Von Jochen Spengler | 27.01.2015
    Großbritannien ist weiter auf dem Pfad wirtschaftlicher Erholung. Allerdings hat sich das Wachstum im letzten Quartal 2014 leicht abgeschwächt - auf 0,5 Prozent Prozent. So lautet die vorläufige Schätzung der Statistikbehörde, deren Chefvolkswirt Joe Grice analysiert:
    "Das bedeutet für das gesamte Jahr 2014 ein Wachstum von 2, 6 Prozent gegenüber dem Vorjahr. Also ganz solide, auch wenn es etwas geringer ausfiel als das 3. Quartal signalisiert hat, wo es ein Plus von 0,7 Prozent gab."
    Dennoch sind 2,6 Prozent Wachstum der beste Wert seit dem Vorkrisenjahr 2007 und somit Rückenwind für die konservative-liberale Regierung.
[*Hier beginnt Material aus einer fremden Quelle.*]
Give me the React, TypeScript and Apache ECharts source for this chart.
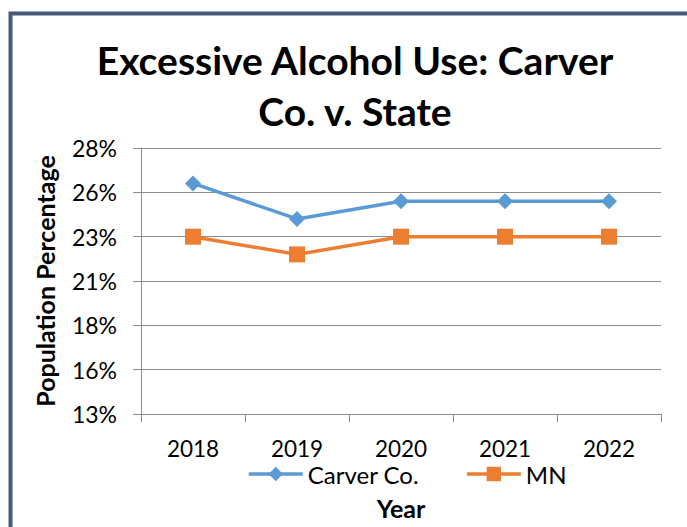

Sie hat Unternehmen und Selbständige mit Bürokratieabbau und Steuersenkungen gefördert und betont, dass ihr langfristiger Wirtschaftsplan funktioniere und nun Früchte trage. Schatzkanzler George Osborne.
    "Dies wäre das schnellste Wachstum unter den größeren Volkswirtschaften. Die Erholung geht voran und unser Plan sieht vor, Großbritannien vor Wirtschaftsstürmen zu schützen. Das internationale Klima wird schlechter und 100 Tage vor den Wahlen dürfen wir unseren Plan nicht aufgeben und ins Wirtschaftschaos zurückrutschen.
    Auch andere Kennziffern stimmen positiv: Die Inflation beträgt nur noch 0,5 Prozent und es sind nur noch 1,9 Millionen Briten sind arbeitslos, was einer Quote von 5,8 Prozent entspricht.
    Der Boom kommt nicht überall an
    Allerdings sorgen viele Billiglohn-Jobs und niedrige Gehälter dafür, dass der Aufschwung nicht überall ankommt und der Lebensstandard britischer Familien noch immer niedriger liegt als vor sechs Jahren. Erst seit kurzem gibt es Anzeichen dafür, dass infolge der sinkenden Preise für Lebensmittel, Benzin, Gas und Heizöl die Familien mit steigenden Reallöhnen rechnen können.
    Sorge bereitet der Regierung dagegen, dass die angestrebte Neuausrichtung der Wirtschaft, insbesondere die Verringerung der Abhängigkeit von der Finanzbranche und der Ausbau der industriellen Produktion und Exporttätigkeit nicht recht voran zu kommen scheinen – trotz der boomenden britischen Autoindustrie.
    "Die Wirtschaft ist jetzt 3,4 Prozent stärker als vor der Rezession, aber das liegt vor allem an der Dienstleistungsindustrie. Die ist 7,9 Prozent größer als Anfang 2008. Im Gegensatz dazu ist die Bautätigkeit um 7,9 Prozent geschrumpft und die Produktion sogar um 10,6 Prozent", sagt Joe Brice von der Statistikbehörde.
    Auch ein anderes Ziel hat die Regierung Cameron verfehlt wegen des lange auf sich warten lassenden Aufschwungs: den Abbau des Haushaltsdefizits. Das beträgt noch immer 5,3 Prozent und soll nun erst in vier Jahren bei 0 liegen – weitere drastische Sparmaßnahmen vorausgesetzt.